**WHAT YOU SHOULD DO**
Extract word for word the lines of the listing from its start to the line holding "import pandas as pd", both ends kept; pictures are not part of the copy.

>> begin DATA SECTION

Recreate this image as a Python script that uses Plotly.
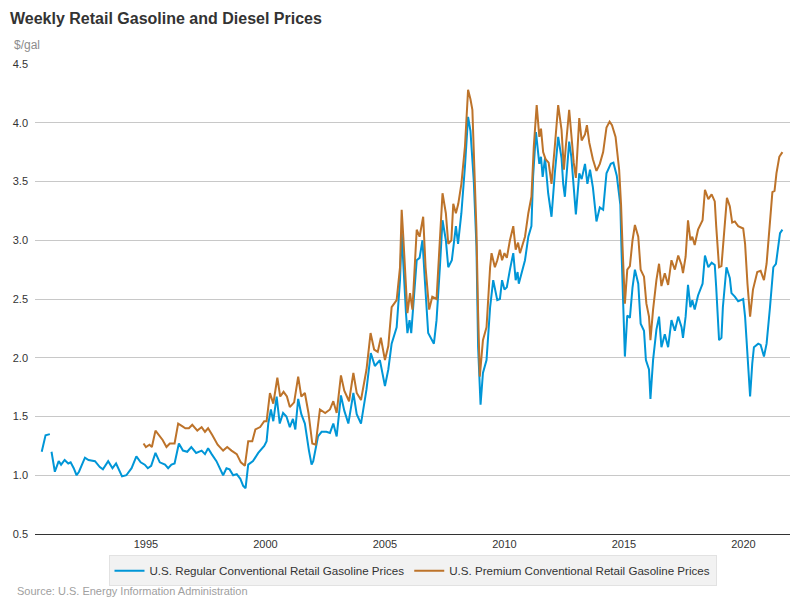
import plotly.graph_objects as go
import pandas as pd

# Decimal-year dates and values
regular_years = [
    1990.64, 1990.72, 1990.80, 1990.98, 1991.02,
    1991.05, 1991.19, 1991.35, 1991.45, 1991.60, 1991.75, 1991.85, 1991.98, 1992.10, 1992.20,
    1992.45, 1992.60, 1992.87, 1993.07, 1993.20, 1993.42, 1993.60, 1993.75, 1994.00, 1994.18,
    1994.40, 1994.60, 1994.78, 1994.95, 1995.08, 1995.22, 1995.40, 1995.58, 1995.80, 1995.93,
    1996.07, 1996.20, 1996.38, 1996.55, 1996.73, 1996.90, 1997.10, 1997.33, 1997.47, 1997.60,
    1997.75, 1997.95, 1998.23, 1998.37, 1998.50, 1998.65, 1998.80, 1998.95, 1999.07, 1999.17,
    1999.28, 1999.48, 1999.70, 1999.95, 2000.05, 2000.12, 2000.23, 2000.33, 2000.47, 2000.60,
    2000.74, 2000.88, 2001.02, 2001.15, 2001.25, 2001.37, 2001.50, 2001.65, 2001.82, 2001.93,
    2002.00, 2002.20, 2002.35, 2002.55, 2002.70, 2002.84, 2002.98, 2003.16, 2003.30, 2003.47,
    2003.68, 2003.82, 2004.00, 2004.23, 2004.41, 2004.58, 2004.79, 2005.00, 2005.14, 2005.28,
    2005.49, 2005.63, 2005.70, 2005.77, 2005.88, 2005.94, 2006.03, 2006.10, 2006.33, 2006.45,
    2006.57, 2006.67, 2006.81, 2007.05, 2007.16, 2007.30, 2007.41, 2007.55, 2007.65, 2007.80,
    2007.97, 2008.06, 2008.20, 2008.35, 2008.48, 2008.58, 2008.66, 2008.72, 2008.83, 2008.90,
    2009.00, 2009.10, 2009.25, 2009.40, 2009.53, 2009.70, 2009.81, 2009.90, 2010.00, 2010.10,
    2010.23, 2010.37, 2010.47, 2010.55, 2010.60, 2010.86, 2011.00, 2011.13, 2011.20, 2011.32,
    2011.46, 2011.53, 2011.60, 2011.70, 2011.83, 2011.97, 2012.11, 2012.25, 2012.39, 2012.46,
    2012.53, 2012.71, 2012.80, 2012.90, 2012.99, 2013.13, 2013.23, 2013.37, 2013.47, 2013.58,
    2013.70, 2013.85, 2013.99, 2014.13, 2014.27, 2014.45, 2014.56, 2014.70, 2014.85, 2014.90,
    2015.00, 2015.04, 2015.14, 2015.25, 2015.36, 2015.46, 2015.60, 2015.70, 2015.84, 2015.92,
    2016.05, 2016.11, 2016.22, 2016.36, 2016.47, 2016.57, 2016.71, 2016.85, 2016.99, 2017.13,
    2017.27, 2017.41, 2017.47, 2017.58, 2017.68, 2017.78, 2017.86, 2017.96, 2018.10, 2018.29,
    2018.39, 2018.53, 2018.67, 2018.80, 2018.86, 2018.98, 2019.08, 2019.14, 2019.29, 2019.43,
    2019.50, 2019.64, 2019.78, 2019.99, 2020.07, 2020.17, 2020.28, 2020.37, 2020.44, 2020.62,
    2020.72, 2020.86, 2020.97, 2021.11, 2021.25, 2021.36, 2021.46, 2021.53, 2021.63,
]
regular_values = [
    1.20, 1.27, 1.34, 1.35, None,
    1.20, 1.03, 1.12, 1.09, 1.13, 1.10, 1.11, 1.06, 1.00, 1.03,
    1.15, 1.13, 1.12, 1.07, 1.05, 1.12, 1.06, 1.10, 0.99, 1.00,
    1.06, 1.16, 1.11, 1.09, 1.06, 1.08, 1.19, 1.11, 1.09, 1.06,
    1.09, 1.10, 1.27, 1.21, 1.20, 1.24, 1.19, 1.21, 1.18, 1.23,
    1.18, 1.12, 1.00, 1.06, 1.05, 1.00, 1.01, 0.97, 0.91, 0.89,
    1.09, 1.12, 1.19, 1.25, 1.29, 1.44, 1.56, 1.46, 1.67, 1.44,
    1.53, 1.50, 1.41, 1.48, 1.39, 1.65, 1.52, 1.44, 1.21, 1.09,
    1.12, 1.33, 1.37, 1.37, 1.36, 1.44, 1.33, 1.68, 1.55, 1.44,
    1.70, 1.52, 1.44, 1.73, 2.04, 1.93, 1.98, 1.76, 1.90, 2.12,
    2.26, 2.66, 3.06, 2.77, 2.38, 2.21, 2.32, 2.21, 2.83, 2.85,
    3.00, 2.66, 2.21, 2.12, 2.32, 2.77, 3.17, 3.00, 2.77, 2.83,
    3.12, 2.97, 3.23, 3.63, 4.05, 3.93, 3.68, 3.50, 2.95, 2.09,
    1.60, 1.87, 1.98, 2.43, 2.66, 2.49, 2.50, 2.66, 2.58, 2.60,
    2.75, 2.89, 2.66, 2.73, 2.63, 2.83, 3.03, 3.12, 3.54, 3.92,
    3.65, 3.71, 3.54, 3.70, 3.40, 3.20, 3.57, 3.88, 3.70, 3.48,
    3.37, 3.84, 3.71, 3.46, 3.22, 3.57, 3.52, 3.65, 3.48, 3.60,
    3.45, 3.16, 3.28, 3.26, 3.57, 3.65, 3.66, 3.55, 3.30, 2.90,
    2.18, 2.01, 2.36, 2.34, 2.60, 2.75, 2.63, 2.29, 2.23, 1.98,
    1.90, 1.65, 1.98, 2.24, 2.35, 2.09, 2.20, 2.09, 2.32, 2.23,
    2.35, 2.26, 2.17, 2.35, 2.62, 2.43, 2.49, 2.41, 2.53, 2.63,
    2.87, 2.77, 2.81, 2.79, 2.60, 2.15, 2.17, 2.43, 2.77, 2.68,
    2.55, 2.52, 2.48, 2.50, 2.35, 1.98, 1.67, 1.95, 2.09, 2.12,
    2.11, 2.01, 2.12, 2.43, 2.77, 2.80, 2.97, 3.06, 3.09,
]

premium_years = [
    1994.90, 1995.00, 1995.15, 1995.25, 1995.40, 1995.55, 1995.70, 1995.86, 1996.00, 1996.20,
    1996.35, 1996.50, 1996.65, 1996.80, 1996.94, 1997.15, 1997.33, 1997.47, 1997.60, 1997.78,
    1998.00, 1998.23, 1998.40, 1998.58, 1998.80, 1998.97, 1999.14, 1999.28, 1999.45, 1999.58,
    1999.78, 1999.95, 2000.05, 2000.19, 2000.33, 2000.50, 2000.62, 2000.76, 2000.90, 2001.02,
    2001.20, 2001.37, 2001.50, 2001.65, 2001.80, 2001.96, 2002.10, 2002.28, 2002.50, 2002.70,
    2002.84, 2002.98, 2003.16, 2003.30, 2003.50, 2003.68, 2003.82, 2004.00, 2004.23, 2004.40,
    2004.55, 2004.70, 2004.83, 2005.00, 2005.14, 2005.28, 2005.49, 2005.63, 2005.70, 2005.77,
    2005.88, 2005.94, 2006.05, 2006.15, 2006.33, 2006.45, 2006.60, 2006.70, 2006.85, 2006.98,
    2007.16, 2007.30, 2007.41, 2007.55, 2007.65, 2007.78, 2007.86, 2007.97, 2008.07, 2008.20,
    2008.35, 2008.48, 2008.58, 2008.66, 2008.72, 2008.83, 2008.90, 2008.97, 2009.10, 2009.25,
    2009.40, 2009.46, 2009.60, 2009.70, 2009.81, 2009.90, 2010.00, 2010.10, 2010.23, 2010.37,
    2010.47, 2010.57, 2010.65, 2010.86, 2011.00, 2011.13, 2011.23, 2011.35, 2011.46, 2011.53,
    2011.62, 2011.72, 2011.85, 2011.97, 2012.11, 2012.25, 2012.39, 2012.49, 2012.57, 2012.71,
    2012.80, 2012.90, 2012.99, 2013.13, 2013.23, 2013.37, 2013.45, 2013.55, 2013.70, 2013.85,
    2013.99, 2014.13, 2014.27, 2014.40, 2014.50, 2014.65, 2014.80, 2014.88, 2014.94, 2015.04,
    2015.14, 2015.25, 2015.36, 2015.46, 2015.60, 2015.70, 2015.84, 2015.94, 2016.05, 2016.11,
    2016.22, 2016.36, 2016.47, 2016.57, 2016.71, 2016.85, 2016.99, 2017.13, 2017.27, 2017.41,
    2017.47, 2017.58, 2017.68, 2017.78, 2017.86, 2017.96, 2018.10, 2018.29, 2018.39, 2018.53,
    2018.67, 2018.80, 2018.86, 2018.98, 2019.08, 2019.18, 2019.31, 2019.43, 2019.53, 2019.64,
    2019.78, 2019.99, 2020.07, 2020.17, 2020.28, 2020.40, 2020.58, 2020.72, 2020.86, 2020.97,
    2021.11, 2021.21, 2021.30, 2021.38, 2021.50, 2021.63,
]
premium_values = [
    1.27, 1.24, 1.26, 1.24, 1.38, 1.34, 1.30, 1.24, 1.27, 1.27,
    1.44, 1.42, 1.40, 1.40, 1.43, 1.38, 1.41, 1.37, 1.40, 1.34,
    1.26, 1.21, 1.24, 1.21, 1.18, 1.11, 1.08, 1.29, 1.29, 1.39,
    1.41, 1.46, 1.46, 1.70, 1.61, 1.83, 1.67, 1.71, 1.67, 1.58,
    1.62, 1.84, 1.67, 1.70, 1.53, 1.27, 1.26, 1.56, 1.53, 1.56,
    1.63, 1.53, 1.85, 1.72, 1.63, 1.87, 1.70, 1.64, 1.90, 2.21,
    2.07, 2.05, 2.17, 1.98, 2.10, 2.43, 2.49, 2.77, 3.26, 3.02,
    2.60, 2.38, 2.55, 2.41, 3.09, 3.03, 3.20, 2.77, 2.41, 2.52,
    2.50, 3.00, 3.40, 3.23, 2.97, 3.00, 3.31, 3.23, 3.31, 3.48,
    3.80, 4.28, 4.20, 4.11, 3.80, 3.09, 2.38, 1.84, 2.15, 2.26,
    2.77, 2.89, 2.77, 2.83, 2.92, 2.83, 2.89, 2.85, 3.00, 3.12,
    2.92, 2.98, 2.89, 3.03, 3.23, 3.37, 3.80, 4.15, 3.88, 3.95,
    3.75, 3.69, 3.66, 3.48, 3.80, 4.15, 3.94, 3.60, 3.80, 4.11,
    3.90, 3.66, 3.53, 4.04, 3.85, 3.90, 3.98, 3.83, 3.69, 3.59,
    3.65, 3.75, 3.96, 4.01, 3.98, 3.88, 3.60, 3.30, 2.95, 2.46,
    2.75, 2.78, 3.00, 3.13, 3.03, 2.75, 2.69, 2.46, 2.35, 2.15,
    2.41, 2.66, 2.80, 2.61, 2.72, 2.62, 2.83, 2.75, 2.87, 2.79,
    2.72, 2.86, 3.17, 3.00, 3.03, 2.96, 3.09, 3.17, 3.43, 3.35,
    3.39, 3.33, 3.12, 2.77, 2.78, 3.02, 3.36, 3.29, 3.15, 3.16,
    3.12, 3.10, 2.97, 2.63, 2.35, 2.58, 2.73, 2.74, 2.66, 2.80,
    3.14, 3.41, 3.42, 3.57, 3.71, 3.75,
]

series_names = [
    "U.S. Regular Conventional Retail Gasoline Prices",
    "U.S. Premium Conventional Retail Gasoline Prices",
]
y_ticks = [0.5, 1.0, 1.5, 2.0, 2.5, 3.0, 3.5, 4.0, 4.5]
x_tick_years = [1995, 2000, 2005, 2010, 2015, 2020]


def to_dates(years):
    out = []
    for y in years:
        yr = int(y)
        start = pd.Timestamp(year=yr, month=1, day=1)
        out.append(start + pd.Timedelta(days=(y - yr) * 365.25))
    return out


BLUE = "#0096d7"
BROWN = "#bd732a"

fig = go.Figure()
fig.add_trace(go.Scatter(x=to_dates(regular_years), y=regular_values, mode="lines",
                         name=series_names[0], line=dict(color=BLUE, width=2),
                         connectgaps=False))
fig.add_trace(go.Scatter(x=to_dates(premium_years), y=premium_values, mode="lines",
                         name=series_names[1], line=dict(color=BROWN, width=2)))

fig.update_layout(
    width=800, height=600,
    margin=dict(l=35, r=10, t=64, b=66),
    paper_bgcolor="white", plot_bgcolor="white",
    font=dict(family="Liberation Sans, Arial, sans-serif", size=12, color="#333333"),
    title=dict(text="<b>Weekly Retail Gasoline and Diesel Prices</b>",
               xref="container", yref="container", x=0.0125, xanchor="left",
               y=0.97, yanchor="middle",
               font=dict(size=16, color="#333333")),
    showlegend=True,
    legend=dict(orientation="h", x=0.5, xanchor="center", y=-0.045, yanchor="top",
                bgcolor="#f2f2f2", bordercolor="#e2e2e2", borderwidth=1,
                font=dict(size=11.6, color="#333333"), itemwidth=30,
                tracegroupgap=0),
    xaxis=dict(
        type="date",
        range=[pd.Timestamp("1990-05-12"), pd.Timestamp("2021-12-13")],
        tickvals=[pd.Timestamp(year=y, month=1, day=1) for y in x_tick_years],
        ticktext=[str(y) for y in x_tick_years],
        showgrid=False, showline=True, linecolor="#333333", linewidth=1,
        ticks="", tickfont=dict(size=11, color="#333333"),
        zeroline=False,
    ),
    yaxis=dict(
        range=[0.5, 4.5],
        tickvals=y_ticks,
        ticktext=[f"{v:.1f}" for v in y_ticks],
        showgrid=True, gridcolor="#c8c8c8", gridwidth=1,
        ticks="", zeroline=False, showline=False,
        tickfont=dict(size=11, color="#333333"),
        ticklabelstandoff=6,
    ),
    annotations=[
        dict(text="$/gal", xref="paper", yref="paper", x=-0.0305, y=1.0404,
             xanchor="left", yanchor="middle", showarrow=False,
             font=dict(size=12, color="#8c8c8c")),
        dict(text="Source: U.S. Energy Information Administration", xref="paper", yref="paper",
             x=-0.0265, y=-0.121, xanchor="left", yanchor="middle", showarrow=False,
             font=dict(size=11, color="#a0a0a0")),
    ],
)

fig.write_html("out.html")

>> end DATA SECTION

**THE COMPLETED TASK**
Recreate this image as a Python script that uses Plotly.
import plotly.graph_objects as go
import pandas as pd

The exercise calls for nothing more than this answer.